2. EU action – key focus areas: The EU is committed to supporting the current democratic transition with the aim of strengthening democratic institutions in full respect of human 153 rights and the rule of law. The EU's positions in this area are to a large extent in line with the agenda of President Barrow's government. In 2018, EU activities focussed on supporting, encouraging and accompanying the implementation of this agenda as well as helping to provide the necessary fiscal space to implement the corresponding reforms.

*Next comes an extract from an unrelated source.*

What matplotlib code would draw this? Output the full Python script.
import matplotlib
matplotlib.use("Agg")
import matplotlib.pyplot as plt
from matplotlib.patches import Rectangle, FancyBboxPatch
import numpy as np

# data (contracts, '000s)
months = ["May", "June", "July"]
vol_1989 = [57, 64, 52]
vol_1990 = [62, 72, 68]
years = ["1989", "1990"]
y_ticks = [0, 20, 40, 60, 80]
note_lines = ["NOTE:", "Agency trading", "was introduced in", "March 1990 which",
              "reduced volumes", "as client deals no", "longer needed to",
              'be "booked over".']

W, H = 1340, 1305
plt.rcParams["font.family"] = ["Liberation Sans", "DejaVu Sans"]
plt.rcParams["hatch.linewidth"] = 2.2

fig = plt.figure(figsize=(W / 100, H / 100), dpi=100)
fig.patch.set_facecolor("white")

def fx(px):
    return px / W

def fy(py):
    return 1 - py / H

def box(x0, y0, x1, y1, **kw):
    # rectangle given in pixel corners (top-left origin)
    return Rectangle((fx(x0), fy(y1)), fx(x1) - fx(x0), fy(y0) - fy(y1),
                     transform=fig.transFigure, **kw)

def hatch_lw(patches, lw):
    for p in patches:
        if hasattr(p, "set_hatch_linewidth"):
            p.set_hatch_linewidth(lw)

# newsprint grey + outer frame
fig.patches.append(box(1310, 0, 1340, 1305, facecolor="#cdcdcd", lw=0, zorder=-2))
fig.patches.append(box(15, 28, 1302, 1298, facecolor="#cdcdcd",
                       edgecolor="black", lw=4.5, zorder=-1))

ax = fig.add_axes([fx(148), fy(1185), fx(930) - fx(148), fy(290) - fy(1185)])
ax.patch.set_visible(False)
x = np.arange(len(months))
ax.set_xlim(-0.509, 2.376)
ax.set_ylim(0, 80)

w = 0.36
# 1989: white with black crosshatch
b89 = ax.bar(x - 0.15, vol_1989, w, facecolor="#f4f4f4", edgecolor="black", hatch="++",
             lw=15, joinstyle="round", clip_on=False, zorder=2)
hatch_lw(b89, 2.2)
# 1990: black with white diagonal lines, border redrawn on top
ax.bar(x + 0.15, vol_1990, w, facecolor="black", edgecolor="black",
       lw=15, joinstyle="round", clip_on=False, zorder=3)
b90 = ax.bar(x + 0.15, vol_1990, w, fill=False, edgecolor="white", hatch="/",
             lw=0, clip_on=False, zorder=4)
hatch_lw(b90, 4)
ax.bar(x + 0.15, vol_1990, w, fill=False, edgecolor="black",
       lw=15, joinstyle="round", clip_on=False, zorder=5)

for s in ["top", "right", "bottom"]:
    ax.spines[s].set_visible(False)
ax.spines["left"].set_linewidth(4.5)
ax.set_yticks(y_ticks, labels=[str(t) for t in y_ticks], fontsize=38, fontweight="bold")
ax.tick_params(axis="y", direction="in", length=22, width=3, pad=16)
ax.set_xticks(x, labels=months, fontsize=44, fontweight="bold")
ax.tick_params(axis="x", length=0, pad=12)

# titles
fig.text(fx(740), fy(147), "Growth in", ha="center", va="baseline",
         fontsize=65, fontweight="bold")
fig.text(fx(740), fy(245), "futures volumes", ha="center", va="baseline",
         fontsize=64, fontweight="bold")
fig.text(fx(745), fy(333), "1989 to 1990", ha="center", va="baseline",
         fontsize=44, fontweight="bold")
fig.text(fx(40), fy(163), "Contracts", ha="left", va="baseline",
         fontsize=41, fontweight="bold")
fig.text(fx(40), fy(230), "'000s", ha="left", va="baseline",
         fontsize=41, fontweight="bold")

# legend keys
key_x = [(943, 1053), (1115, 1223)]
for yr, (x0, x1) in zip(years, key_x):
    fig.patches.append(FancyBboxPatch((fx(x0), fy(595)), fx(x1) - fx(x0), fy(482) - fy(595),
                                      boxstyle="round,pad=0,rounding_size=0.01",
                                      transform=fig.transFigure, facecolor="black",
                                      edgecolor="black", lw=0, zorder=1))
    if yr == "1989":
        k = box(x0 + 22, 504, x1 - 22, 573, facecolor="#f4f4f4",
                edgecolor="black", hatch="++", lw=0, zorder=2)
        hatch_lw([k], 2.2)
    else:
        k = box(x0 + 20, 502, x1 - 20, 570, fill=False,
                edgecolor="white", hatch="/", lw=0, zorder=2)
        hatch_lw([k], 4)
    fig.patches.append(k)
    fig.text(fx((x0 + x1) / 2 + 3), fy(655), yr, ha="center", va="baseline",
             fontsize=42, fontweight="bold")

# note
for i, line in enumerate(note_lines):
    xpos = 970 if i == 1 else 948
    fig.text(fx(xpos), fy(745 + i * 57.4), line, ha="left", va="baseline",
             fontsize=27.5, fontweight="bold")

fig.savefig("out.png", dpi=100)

3. EU bilateral political engagement: The EU's political support to the Gambian government included a continuous and productive dialogue at all levels. The EU actively used its membership of several steering committees for sectoral reforms to promote its positions on specific issues of human rights and rule of law in close co-ordination with like-minded actors. Commissioner Mimica and President Barrow met in spring 2018 in New York to prepare the International Conference for The Gambia, which took place on 22 May in Brussels. On the basis of the National Development Plan, this ministerial conference, co-hosted by the Republic of Gambia and the EU, gathered delegations from 43 countries and 10 International organisations and confirmed strong international political and economic support to the country. The EU announced EUR 140 million of new grants, among a total pledge of EUR 1.45 billion. The reinforced international political support to the country was reflected in a joint communiqué, reaffirming support and solidarity in assisting the transition from a dictatorship to a fully-fledged democracy. A seminar at the conference was dedicated a.o. to specific issues of democratic transition.
4. EU financial engagement: In 2018, the EU remained the main donor of The Gambia. The second phase of the National Indicative Programme (2017-2020) under the 11th EDF includes "governance/security/rule of law" as its first focal sector (EUR 135 million). Budget support continued, combined with technical assistance in the areas of good governance and democratic reforms.

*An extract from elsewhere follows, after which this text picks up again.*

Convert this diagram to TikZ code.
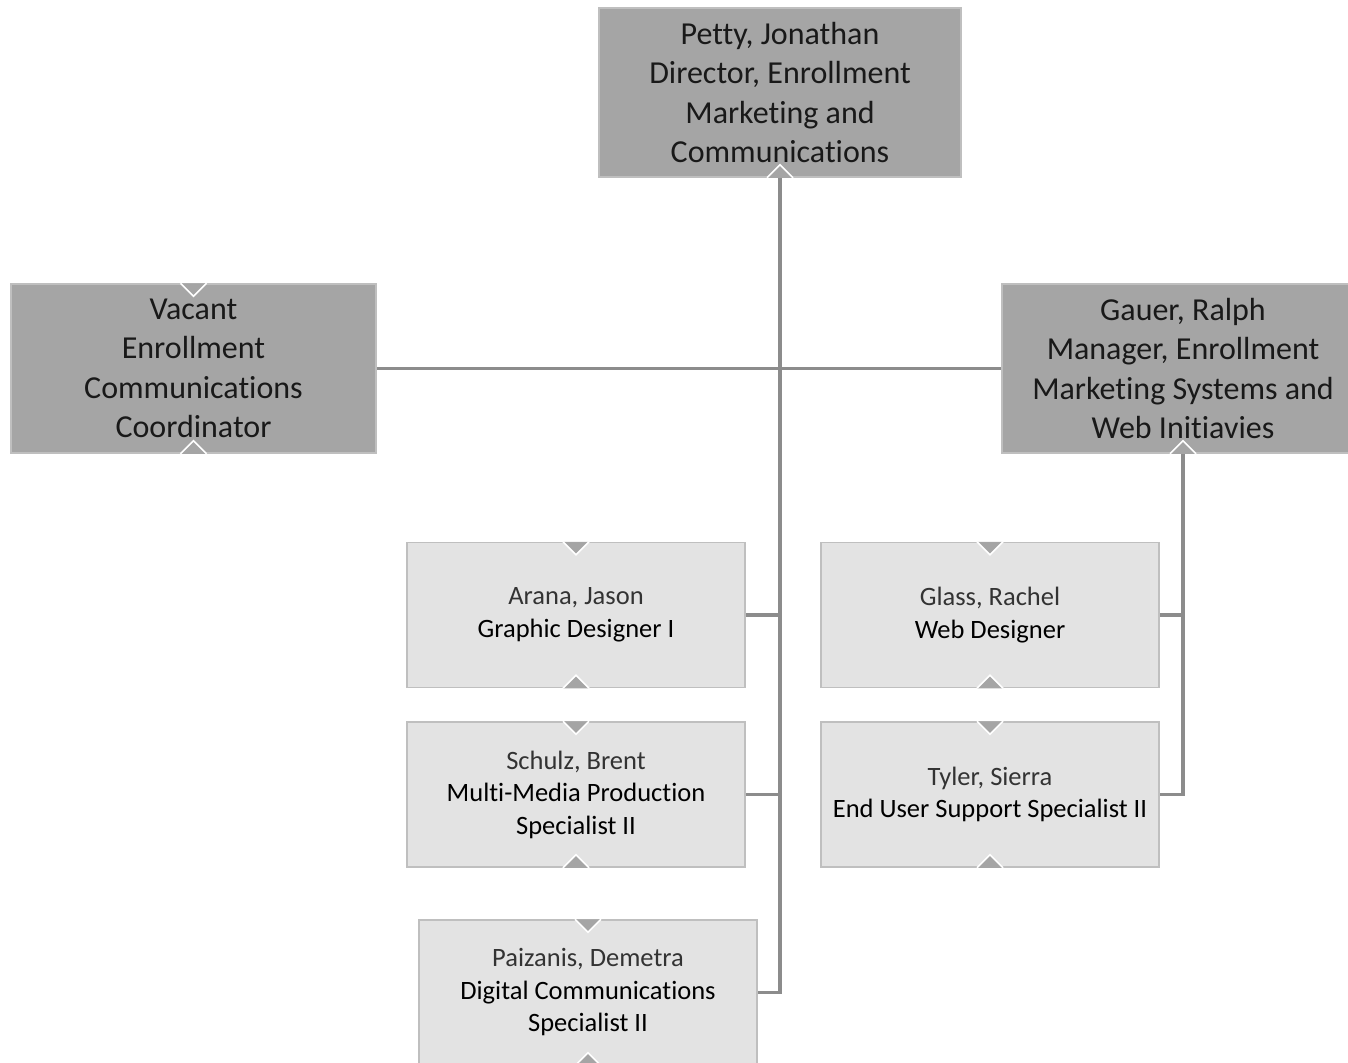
\documentclass[tikz,border=0pt]{standalone}
\usepackage{fontspec}
\setmainfont{Carlito}[Ligatures=NoCommon]
\definecolor{darkfill}{HTML}{A5A5A5}
\definecolor{lightfill}{HTML}{E3E3E3}
\definecolor{boxline}{HTML}{BFBFBF}
\definecolor{connline}{HTML}{8C8C8C}
\definecolor{nametext}{HTML}{333333}
\tikzset{
  bigbox/.style={draw=boxline, line width=1.5pt, fill=darkfill, minimum width=362pt, minimum height=169pt, align=center, inner sep=0pt, text=black!90, font=\fontsize{32}{39.5}\selectfont},
  smallbox/.style={draw=boxline, line width=1.5pt, fill=lightfill, minimum width=338pt, minimum height=145pt, align=center, inner sep=0pt, text=black, font=\fontsize{26.5}{32.5}\selectfont},
  conn/.style={draw=connline, line width=3.5pt},
}
\newcommand{\notchdown}[2]{% node, fill
  \fill[#2] ([xshift=-13pt]#1.north) -- ([xshift=13pt]#1.north) -- ([yshift=-13pt]#1.north) -- cycle;
  \draw[white, line width=1.6pt] ([xshift=-13pt]#1.north) -- ([yshift=-13pt]#1.north) -- ([xshift=13pt]#1.north);}
\newcommand{\notchup}[2]{%
  \fill[#2] ([xshift=-13pt]#1.south) -- ([xshift=13pt]#1.south) -- ([yshift=13pt]#1.south) -- cycle;
  \draw[white, line width=1.6pt] ([xshift=-13pt]#1.south) -- ([yshift=13pt]#1.south) -- ([xshift=13pt]#1.south);}
\newcommand{\nm}[1]{\textcolor{nametext}{#1}}
\begin{document}
\begin{tikzpicture}[x=1pt,y=-1pt]
\useasboundingbox (0,0) rectangle (1348,1062);
\begin{scope}
\clip (0,0) rectangle (1348,1062);
\node[bigbox] (petty) at (780,92.5) {Petty, Jonathan\\Director, Enrollment\\Marketing and\\Communications};
\node[bigbox, minimum width=365pt] (vac) at (193.5,368.5) {Vacant\\Enrollment\\Communications\\Coordinator};
\node[bigbox] (gau) at (1183,368.5) {Gauer, Ralph\\Manager, Enrollment\\Marketing Systems and\\Web Initiavies};
\node[smallbox] (arana) at (576,615) {\nm{Arana, Jason}\\Graphic Designer I};
\node[smallbox] (schulz) at (576,794.5) {\nm{Schulz, Brent}\\Multi-Media Production\\Specialist II};
\node[smallbox] (paiz) at (588,992.5) {\nm{Paizanis, Demetra}\\Digital Communications\\Specialist II};
\node[smallbox] (glass) at (990,615) {\nm{Glass, Rachel}\\Web Designer};
\node[smallbox] (tyler) at (990,794.5) {\nm{Tyler, Sierra}\\End User Support Specialist II};
% connectors
\draw[conn] (petty.south) -- (petty.south |- paiz.east) -- (paiz.east);
\draw[conn] (vac.east) -- (gau.west);
\draw[conn] (arana.east) -- (arana.east -| petty.south);
\draw[conn] (schulz.east) -- (schulz.east -| petty.south);
\draw[conn] (gau.south) -- (gau.south |- tyler.east) -- (tyler.east);
\draw[conn] (glass.east) -- (glass.east -| gau.south);
% notches
\notchup{petty}{darkfill}
\notchdown{vac}{darkfill}
\notchup{vac}{darkfill}
\notchup{gau}{darkfill}
\foreach \n in {arana,schulz,paiz,glass,tyler}{
  \notchdown{\n}{darkfill}
  \notchup{\n}{darkfill}
}
\end{scope}
\end{tikzpicture}
\end{document}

Support under the Instrument contributing to Stability and Peace (IcSP) targeted the security sector reform. The European Instrument for Democracy and Human Rights (EIDHR) focussed EUR 400 000 support on capacity building for the parliamentary committee on human rights, supporting the victims of human rights violations and the enactment of the disability rights Act.
In the framework of a capacity building initiative, the European Parliament hosted members and staff of the new National Assembly in early 2018 for a study visit to strengthen the democratic oversight in the country.
5. Multilateral context: The decision of the ECOWAS Court of Justice of 2014, which stated that the government had failed to properly investigate the torture and murder cases of three Gambian journalists under the Jammeh regime, was followed up in 2018. The Gambian government initiated compensation payments to some of the families of the victims, although the full adherence to the Court ruling is still pending.
On the occasion of the UN General Assembly in September 2018, an initiative highlighting good human rights stories launched by the EU Special Representative for Human Rights, Stavros Lambrinidis, also included The Gambia.